This invention relates to a mount used for connecting two members while isolating and/or controlling the transfer of motion, and particularly motion due to vibration, between these members. Mounts of the general type are described in U.S. Pat. Nos. 3,147,964; 3,508,745; 3,642,268; and 3,698,703.
The earlier type of mount disclosed in said U.S. Pat. No. 3,147,964, utilizes primarily the directed energy absorbing characteristics of a compressed rubber bushing to control the transmission of vibration between two members, and also to provide a certain mount of shock isolation in the mounting of one mechanical member to another, while still mechanically connecting the members as desired. These members can be any of a vast variety of devices such as different parts of mechanisms or vehicles, supports for machinery, and packaging supports for large masses. Of particular interest are the connections of chassis and body parts in vehicles. For example, the mounting of an engine in an automobile requires control and isolation in six different degrees of freedom, namely motion along X, Y and Z axes and rotation about these axes, namely roll, pitch and yaw. In this area of application alone, the modern demands for vibration control isolation and adequate support and anchoring present sophisticated mount design requirements which are aggravated by the need to accomodate some degree of misalignment which is to be expected in mass production systems.

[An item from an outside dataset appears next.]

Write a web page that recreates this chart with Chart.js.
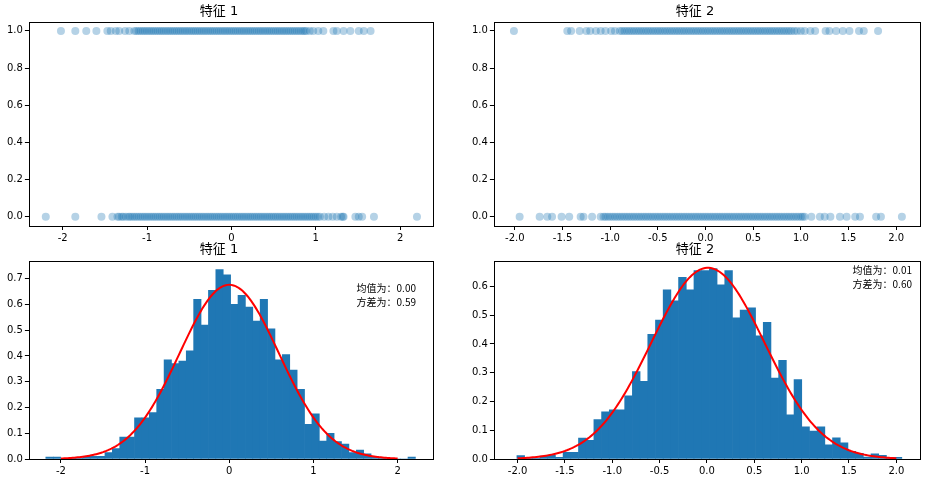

The aforementioned '268 and '703 patents disclose such mounts wherein the vibration isolating effect of a resilient (such as rubber) member coupled between the members is modified by the placement of a damping liquid in cavities located on opposite sides of and within the resilient member. These cavities are connected through a passage which limits the flow of the liquid between the cavities, thus further damping the motion of the resilient member along a plane extending through the two cavities. Details of the hydraulic damping conditions are disclosed particularly in the '268 patent, wherein it is stated that "various dynamic rates of the bushing can be readily controlled through the judicious selection of a properly sized orifice between the pockets" and, in reference to an embodiment with an internally tapered tube inserted in the connecting passage, this "type of tube would give damping characteristics similar to a corresponding tube having a uniform diameter corresponding to the minimum diameter of" the modified tube. Thus it appears that these prior art patents teach the important parameter is the friction effect of the liquid, and adjusting damping action is accomplished by the proper selection of the diameter, or cross-sectional area, of the connecting passage between the liquid filled cavities.
Also with respect to such prior art fluid damped mounts, the metal to rubber bonds in those devices described are of the post-bonded type, which means that the bond is form by assembling separate rubber and metal parts, with an adhesive therebetween which is later thermally activated to provide a bond between these parts. Various types of such bonding are discussed in those patents. In many applications of mounts such a bond is not reliable from a physical adhesion standpoint, and may also have discontinuities which alter the desired continuous metal-rubber bond that is needed.
It is generally recognized in the art that a good bond between the metal and rubber parts in such mounts introduces an impedance mis-match into the mechanical system which is effective in minimizing the transmission of vibrational energy across this bond. Each such interface in the path along which vibrational energy can be directed will substantially damp the vibration and provide additional isolating capacity. Thus, it is also desirable to maximize the use of such interfaces as possible without compromising the over-all mechanical design of a mount.